Author: Luke Taylor CCO & Deputy CEO
Date: 10th September 2014
A recent Reuter’s article came bearing good news as it suggested that consumer credit saw its highest leap since 2001. While this is good news for U.S. consumers and the economy as a whole, there are dangers that come with higher levels of borrowing.
As we say with the sub-prime crisis, lending can boost growth in the short run, but if lent to the wrong people, it all go wrong in the long run. Unfortunately, caution in lending has negative connotations. It can be seen as time consuming and unprofitable as more borrowers are rejected and more time is taken to seek out “safe” borrowers.

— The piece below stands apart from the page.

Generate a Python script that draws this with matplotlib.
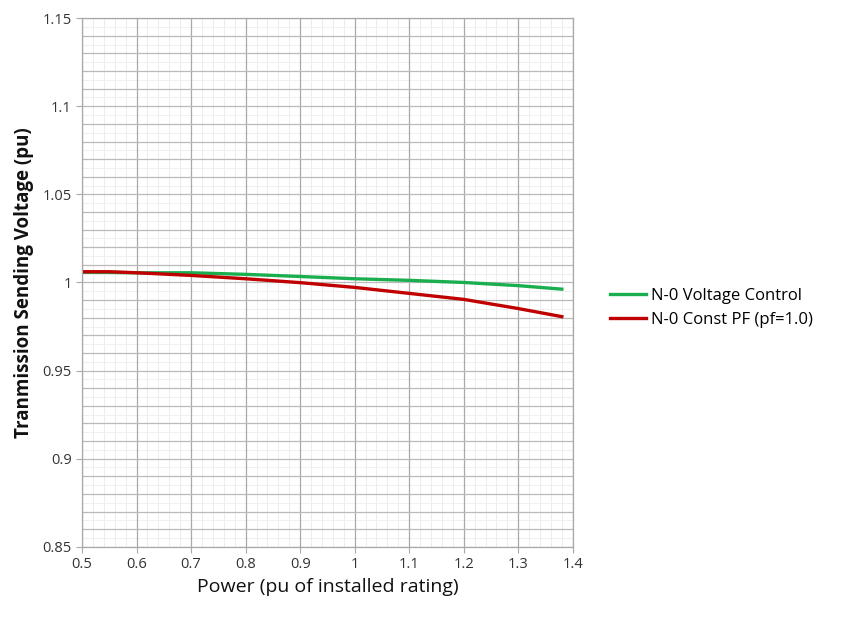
import numpy as np
import matplotlib
matplotlib.use("Agg")
import matplotlib.pyplot as plt

# Values
power = [0.5, 0.55, 0.6, 0.7, 0.8, 0.9, 1.0, 1.1, 1.2, 1.3, 1.38]
v_control = [1.0058, 1.0057, 1.0055, 1.0055, 1.0046, 1.0034, 1.0021, 1.0012, 1.0000, 0.9982, 0.9962]
v_const_pf = [1.0061, 1.0061, 1.0055, 1.0040, 1.0021, 0.9999, 0.9972, 0.9938, 0.9904, 0.9852, 0.9806]

plt.rcParams["font.family"] = ["Open Sans", "DejaVu Sans"]

fig = plt.figure(figsize=(8.46, 6.27), dpi=100)
ax = fig.add_axes([0.097, 0.128, 0.58, 0.843])

ax.plot(power, v_control, color="#1aae4f", lw=2.4, label="N-0 Voltage Control")
ax.plot(power, v_const_pf, color="#c00000", lw=2.4, label="N-0 Const PF (pf=1.0)")

ax.set_xlim(0.5, 1.4)
ax.set_ylim(0.85, 1.15)
ax.set_xticks(np.arange(0.5, 1.41, 0.1))
ax.set_xticklabels(["0.5", "0.6", "0.7", "0.8", "0.9", "1", "1.1", "1.2", "1.3", "1.4"])
ax.set_yticks(np.arange(0.85, 1.151, 0.05))
ax.set_yticklabels(["0.85", "0.9", "0.95", "1", "1.05", "1.1", "1.15"])

# grid: faint fine lines, medium lines every 0.1 / 0.01
for x in np.arange(0.5, 1.4001, 0.02):
    ax.axvline(x, color="#ececec", lw=0.7, zorder=0)
for y in np.arange(0.85, 1.1501, 0.005):
    ax.axhline(y, color="#f0f0f0", lw=0.7, zorder=0)
for x in np.arange(0.5, 1.4001, 0.1):
    ax.axvline(x, color="#a8a8a8", lw=0.9, zorder=0.5)
for y in np.arange(0.85, 1.1501, 0.01):
    ax.axhline(y, color="#bababa", lw=0.9, zorder=0.5)

for s in ax.spines.values():
    s.set_color("#a8a8a8")
    s.set_linewidth(0.9)
ax.tick_params(axis="both", colors="#a8a8a8", labelcolor="#333333", labelsize=10.5, length=4)

ax.set_xlabel("Power (pu of installed rating)", fontsize=14, color="#111111", labelpad=4)
ax.set_ylabel("Tranmission Sending Voltage (pu)", fontsize=13.5, fontweight="bold",
              color="#111111", labelpad=6)

ax.legend(loc="center left", bbox_to_anchor=(1.045, 0.452), frameon=False,
          fontsize=12, handlelength=2.2, handletextpad=0.25, labelspacing=0.45)

fig.savefig("out.png", dpi=100)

This need not be the case. There are going to be borrowers who you’re always going to lend to and there are going to be those you’ll always steer clear of. It’s the “grey-area” cases that give lenders a tricky decision. Loan Origination Solutions that offer automation are commonplace nowadays and most lenders will have automation somewhere in their system, but where? Is it in the right place?
Neural Technologies’ Application Risk Management System allows lenders to choose where certainty ends and grey area begins. Having done this certain cases are taken care of automatically and analysts are left to do what they are paid to do…analyse difficult cases.
The Reuters article suggests that some of the auto loans are a bit risky but taking risks isn’t the only way to turn an efficient profit. By automating the correct parts of the originations process, lenders don’t have to settle for unnecessarily risky borrowers as they can spend more time choosing the best of those grey area cases. Not just taking all of them.